## Given data

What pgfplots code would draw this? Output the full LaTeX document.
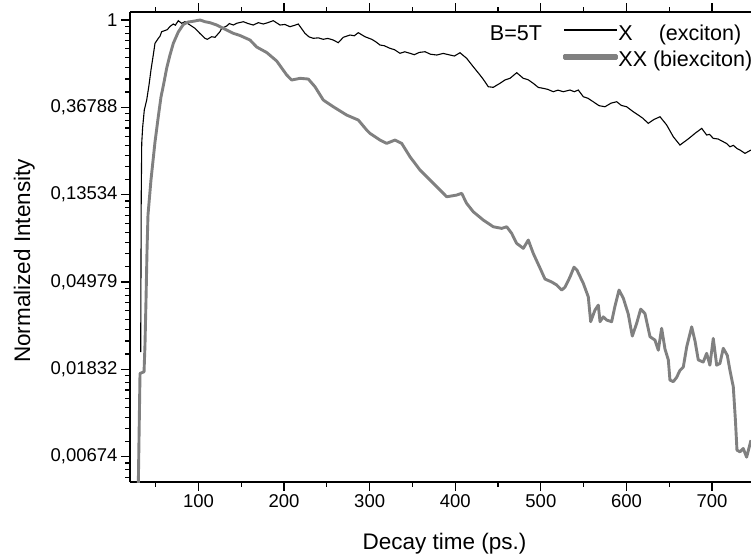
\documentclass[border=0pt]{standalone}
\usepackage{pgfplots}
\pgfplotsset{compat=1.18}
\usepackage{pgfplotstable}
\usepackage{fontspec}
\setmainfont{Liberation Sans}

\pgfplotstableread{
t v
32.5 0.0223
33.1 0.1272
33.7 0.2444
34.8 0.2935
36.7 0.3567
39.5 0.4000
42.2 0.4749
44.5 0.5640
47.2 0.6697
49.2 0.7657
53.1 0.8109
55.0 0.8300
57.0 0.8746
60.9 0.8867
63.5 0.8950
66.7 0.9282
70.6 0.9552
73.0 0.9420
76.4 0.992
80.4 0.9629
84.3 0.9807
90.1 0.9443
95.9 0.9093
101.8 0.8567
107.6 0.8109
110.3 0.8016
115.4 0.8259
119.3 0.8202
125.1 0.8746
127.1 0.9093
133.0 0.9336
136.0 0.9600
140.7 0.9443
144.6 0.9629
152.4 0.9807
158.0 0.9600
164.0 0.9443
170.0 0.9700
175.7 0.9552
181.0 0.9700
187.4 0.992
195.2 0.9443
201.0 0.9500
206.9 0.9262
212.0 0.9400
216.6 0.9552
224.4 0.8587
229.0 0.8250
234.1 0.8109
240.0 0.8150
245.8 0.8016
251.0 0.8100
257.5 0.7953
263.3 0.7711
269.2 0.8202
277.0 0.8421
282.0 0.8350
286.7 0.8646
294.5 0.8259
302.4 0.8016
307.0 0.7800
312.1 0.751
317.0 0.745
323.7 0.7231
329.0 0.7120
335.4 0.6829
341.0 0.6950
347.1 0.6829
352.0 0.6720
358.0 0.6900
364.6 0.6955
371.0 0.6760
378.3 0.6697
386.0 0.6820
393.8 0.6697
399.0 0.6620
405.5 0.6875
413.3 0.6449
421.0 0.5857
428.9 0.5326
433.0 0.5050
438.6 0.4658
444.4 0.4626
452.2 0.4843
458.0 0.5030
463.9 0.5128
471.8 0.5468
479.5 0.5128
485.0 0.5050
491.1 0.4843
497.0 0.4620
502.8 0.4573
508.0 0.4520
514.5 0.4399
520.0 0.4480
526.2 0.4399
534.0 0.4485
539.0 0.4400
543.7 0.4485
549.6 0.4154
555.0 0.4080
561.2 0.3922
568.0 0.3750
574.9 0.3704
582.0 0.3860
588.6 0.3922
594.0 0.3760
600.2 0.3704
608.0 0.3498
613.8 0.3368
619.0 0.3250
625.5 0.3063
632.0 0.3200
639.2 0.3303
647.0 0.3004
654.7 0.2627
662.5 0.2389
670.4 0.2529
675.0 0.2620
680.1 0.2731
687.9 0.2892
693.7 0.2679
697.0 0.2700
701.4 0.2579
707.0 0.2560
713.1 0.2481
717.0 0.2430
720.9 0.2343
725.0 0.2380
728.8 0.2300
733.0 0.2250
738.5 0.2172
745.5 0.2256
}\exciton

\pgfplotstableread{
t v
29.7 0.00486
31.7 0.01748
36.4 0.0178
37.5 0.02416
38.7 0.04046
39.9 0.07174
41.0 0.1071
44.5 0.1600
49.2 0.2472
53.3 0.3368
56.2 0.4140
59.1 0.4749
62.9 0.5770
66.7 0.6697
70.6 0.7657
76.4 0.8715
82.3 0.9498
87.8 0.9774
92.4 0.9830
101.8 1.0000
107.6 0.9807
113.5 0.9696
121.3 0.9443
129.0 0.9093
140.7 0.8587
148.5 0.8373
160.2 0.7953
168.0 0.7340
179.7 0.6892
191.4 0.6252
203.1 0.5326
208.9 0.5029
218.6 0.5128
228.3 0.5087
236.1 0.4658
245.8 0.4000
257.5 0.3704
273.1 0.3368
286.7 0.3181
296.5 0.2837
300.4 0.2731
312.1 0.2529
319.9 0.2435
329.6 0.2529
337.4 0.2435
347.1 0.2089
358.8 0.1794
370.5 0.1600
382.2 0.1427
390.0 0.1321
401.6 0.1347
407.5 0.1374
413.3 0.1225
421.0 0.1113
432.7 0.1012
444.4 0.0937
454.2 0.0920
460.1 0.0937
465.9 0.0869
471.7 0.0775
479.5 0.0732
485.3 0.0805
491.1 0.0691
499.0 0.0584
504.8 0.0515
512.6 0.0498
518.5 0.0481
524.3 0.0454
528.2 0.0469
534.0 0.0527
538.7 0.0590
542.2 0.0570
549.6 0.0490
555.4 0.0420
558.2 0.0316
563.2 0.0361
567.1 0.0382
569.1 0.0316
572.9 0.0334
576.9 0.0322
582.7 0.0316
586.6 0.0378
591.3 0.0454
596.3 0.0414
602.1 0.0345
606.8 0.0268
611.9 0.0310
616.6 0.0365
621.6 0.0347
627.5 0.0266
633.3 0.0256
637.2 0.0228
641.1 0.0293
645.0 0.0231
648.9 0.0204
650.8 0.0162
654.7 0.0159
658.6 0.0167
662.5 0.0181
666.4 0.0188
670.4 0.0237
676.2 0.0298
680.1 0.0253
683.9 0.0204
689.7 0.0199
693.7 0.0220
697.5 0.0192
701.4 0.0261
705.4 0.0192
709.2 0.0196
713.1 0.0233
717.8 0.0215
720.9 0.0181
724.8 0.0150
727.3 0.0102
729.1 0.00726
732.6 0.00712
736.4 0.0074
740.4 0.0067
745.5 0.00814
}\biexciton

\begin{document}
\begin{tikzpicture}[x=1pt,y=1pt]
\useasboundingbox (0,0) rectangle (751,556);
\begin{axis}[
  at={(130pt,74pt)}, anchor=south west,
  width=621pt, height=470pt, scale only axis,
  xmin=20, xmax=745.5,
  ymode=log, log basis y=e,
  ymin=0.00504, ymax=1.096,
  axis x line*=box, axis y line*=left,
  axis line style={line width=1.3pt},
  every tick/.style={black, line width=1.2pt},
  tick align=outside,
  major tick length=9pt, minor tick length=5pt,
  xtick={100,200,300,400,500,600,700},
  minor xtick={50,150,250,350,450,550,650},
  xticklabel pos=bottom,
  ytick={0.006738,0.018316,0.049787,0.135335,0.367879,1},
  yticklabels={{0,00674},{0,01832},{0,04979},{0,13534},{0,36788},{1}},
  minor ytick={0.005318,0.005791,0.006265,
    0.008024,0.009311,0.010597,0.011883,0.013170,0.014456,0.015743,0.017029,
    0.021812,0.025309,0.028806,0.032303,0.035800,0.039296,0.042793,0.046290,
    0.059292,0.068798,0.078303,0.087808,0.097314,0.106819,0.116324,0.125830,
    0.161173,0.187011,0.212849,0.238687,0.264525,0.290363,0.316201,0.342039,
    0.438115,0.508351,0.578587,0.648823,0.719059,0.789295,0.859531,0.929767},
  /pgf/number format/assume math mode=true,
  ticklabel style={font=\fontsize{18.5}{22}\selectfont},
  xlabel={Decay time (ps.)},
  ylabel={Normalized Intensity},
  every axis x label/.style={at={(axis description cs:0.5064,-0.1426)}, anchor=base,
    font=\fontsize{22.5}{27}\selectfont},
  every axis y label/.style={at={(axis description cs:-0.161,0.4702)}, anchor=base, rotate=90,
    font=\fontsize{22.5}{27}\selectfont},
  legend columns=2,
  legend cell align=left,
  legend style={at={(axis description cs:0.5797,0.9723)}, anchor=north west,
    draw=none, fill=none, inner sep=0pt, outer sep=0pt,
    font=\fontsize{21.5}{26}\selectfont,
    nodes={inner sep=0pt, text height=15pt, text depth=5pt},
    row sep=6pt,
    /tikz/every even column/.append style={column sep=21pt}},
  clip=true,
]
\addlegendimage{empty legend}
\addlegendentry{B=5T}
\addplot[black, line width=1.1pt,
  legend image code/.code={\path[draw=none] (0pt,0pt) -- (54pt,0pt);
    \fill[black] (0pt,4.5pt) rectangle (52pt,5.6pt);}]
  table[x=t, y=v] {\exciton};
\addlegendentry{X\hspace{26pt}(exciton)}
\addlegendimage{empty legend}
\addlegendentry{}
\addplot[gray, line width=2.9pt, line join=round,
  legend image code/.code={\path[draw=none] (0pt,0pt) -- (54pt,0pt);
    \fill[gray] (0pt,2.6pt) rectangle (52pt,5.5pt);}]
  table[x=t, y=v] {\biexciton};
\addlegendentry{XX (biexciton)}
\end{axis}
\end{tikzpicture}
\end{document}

## Problem requirements
Extract each line from the listing that holds the word "draw".

## Written answer
What pgfplots code would draw this? Output the full LaTeX document.
    draw=none, fill=none, inner sep=0pt, outer sep=0pt,
  legend image code/.code={\path[draw=none] (0pt,0pt) -- (54pt,0pt);
  legend image code/.code={\path[draw=none] (0pt,0pt) -- (54pt,0pt);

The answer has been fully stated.